Ce mouvement le conduit à refuser toute présentation abstraite ou théorique de l'enseignement du Bouddha pour privilégier une transmission directe et concrète. Le Bouddha n'est pas l'auteur d'une doctrine de plus mais celui qui pointe un état de présence que l'on peut découvrir à chaque moment de sa vie.

page(s) 17
• Purifier ce qui a été meurtri

Qui n’est pas marqué par les souffrances de ses ancêtres ? Est-ce que la tâche de chacun de nous ne consiste pas à s’accommoder de la situation dont nous héritons ? N’avons-nous pas à apprendre à faire que cet héritage, parfois très lourd, ne nous conduise pas à faire le mal ?

Chacun de nous n’a-t-il pas à mettre fin à ce qui reste obscur dans le passé de ses aînés ? Vivre n’est-ce pas purifier ce qui a été meurtri ?

page(s) 35
• La seule force : la nudité la plus entière

Même si nous nous sentons perdus devant ce qui nous apparaît comme une énigme, il nous faut y demeurer. C'est le seul sol possible pour entendre le tantra – c'est un sol qui ne dépend de rien pour être. […]

Parce qu'il s'appuie sur cette dimension d'être qui se manifeste, à première vue, comme absence complète de sécurité, le tantra peut sembler fou.

Pour lui, la seule vraie solidité est celle qui n'est ni solide, ni non solide : l'ouverture que rien ne peut menacer, comme le ciel qu'une flèche ne peut pas percer mais juste traverser. La seule force est celle qui n'est ni force ni faiblesse : la nudité la plus entière. La seule vraie paix est celle qui ne s'oppose pas à la guerre.

La conviction et la confiance qui en découlent expliquent le ton si singulier du tantra que nous pouvons nommer pour l'heure : son intrépidité. Le tantra ne vise rien, ne recherche pas l'Éveil ou la découverte de la vérité. Il est à l'écoute de la continuité qui coule à travers la sagesse comme à travers la confusion et cela lui donne une assurance magnifique.

page(s) 25-26
• Retrouver un monde

Le mandala nous apprend à retrouver un monde, c'est-à-dire l'unité où nous pouvons nous poser et nous sentir à nouveau reliés aux êtres et aux choses.

page(s) 9
• Rapport à la règle

Je me fous la paix, c'est-à-dire que je m'autorise à un rapport complètement neuf, complètement vivant, aux règles et à la discipline. Je ne me plie pas à une règle parce que c'est une règle ; je l'intègre quand elle me rend plus libre. Sinon, j'essaie de la questionner.

page(s) 32
• La réalité, c’est tout ce qui forme mon existence

La réalité, c’est tout ce qui forme mon existence, y compris ces petits grincements dont je pense qu’ils m’entravent : pourtant, ils sont la réalité même. C’est à eux que je dois poser des questions en regardant vers demain, vers la vie, vers ce qui fait sens pour moi. À cette condition, je retrouverai le désir de faire qui va me porter, me rendre heureux.
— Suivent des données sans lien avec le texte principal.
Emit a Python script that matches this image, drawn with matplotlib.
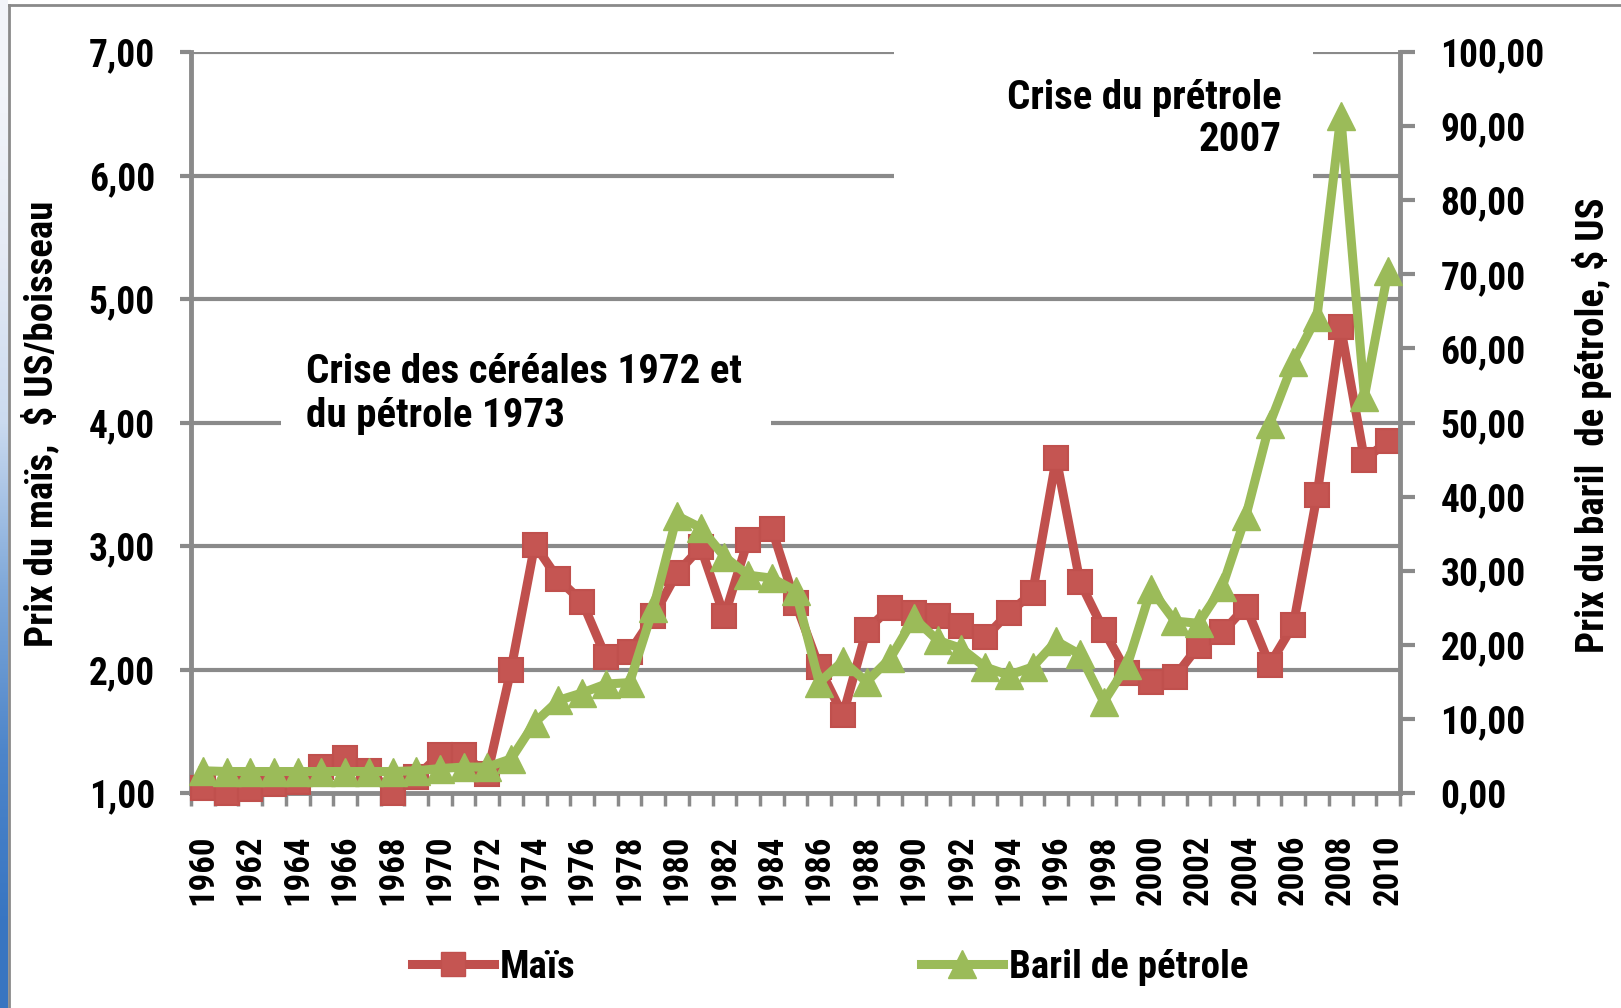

Notre rapport à la réalité est troublé par nos habitudes, par nos représentations, par nos constructions mentales et intellectuelles qui nous isolent dans une bulle illusoire, nous laissent à la marge de la vie. La réalité, ce sont ces fulgurances qui surgissent par effraction, qui sont parfois douloureuses, parfois simplement déstabilisantes, parfois extrêmement émouvantes.

page(s) 13
• L'amour et la pensée

La pensée n'est pas coupée de l'expérience, de la tendresse et de l'amour ! Martin Heidegger fait remarquer qu'en allemand le mot denken, « penser », est étymologiquement proche de danken, « remercier ». Ce rapprochement, opéré par la langue même, témoigne qu'il existe un espace commun à l'amour et à la pensée. […]
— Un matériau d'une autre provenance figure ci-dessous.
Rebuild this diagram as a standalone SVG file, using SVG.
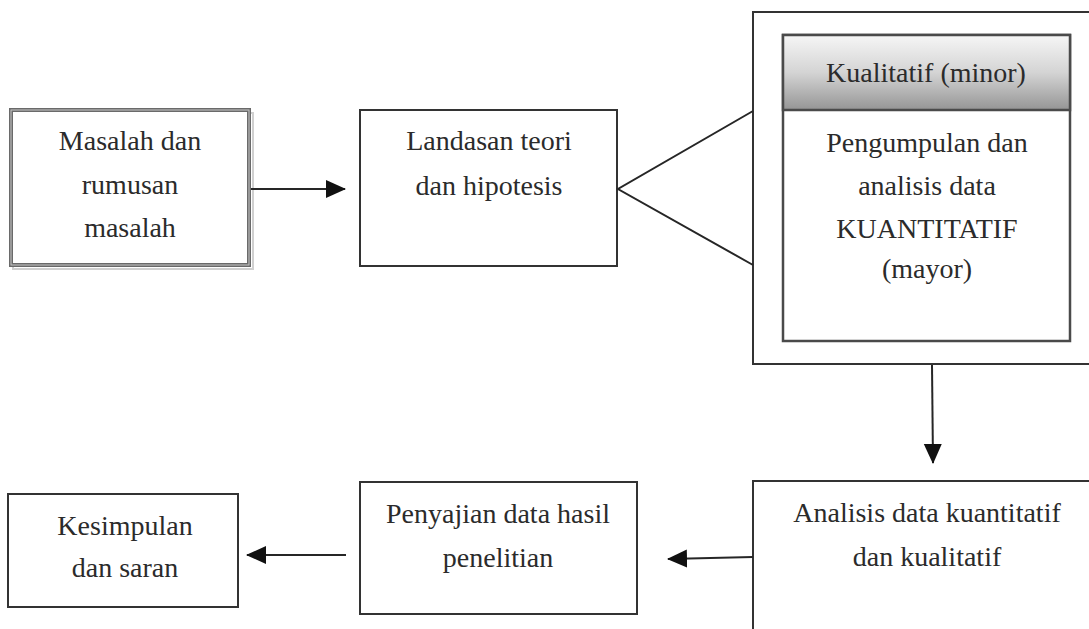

[L]'amour voit bien plus loin et sait bien mieux que tout raisonnement. Il est une forme de pensée éminente, spontanée et juste.

page(s) 16
• Je fais partie du monde

En méditant, je découvre combien je fais partie du monde. J'entre en relation avec ce qui est, tel qu'il est, y compris avec moi, en un geste de bienveillance que la vie nous a désappris.

page(s) 22
• La pensée juste est présence

Nos pensées et expériences naissent, demeurent un moment et meurent.

Le bouddhisme considère que les pensées formulées avec des mots qui nous traversent l'esprit au point de nous emprisonner en elles et de revenir de manière récurrente, obscurcissent notre rapport au monde. Elles ne sont pas la vraie pensée, qui peut être directe, spontanée, un geste, un signe, un mot. Autrement dit, le bouddhisme distingue la pensée juste qui est présence des pensées qui nous séparent du présent.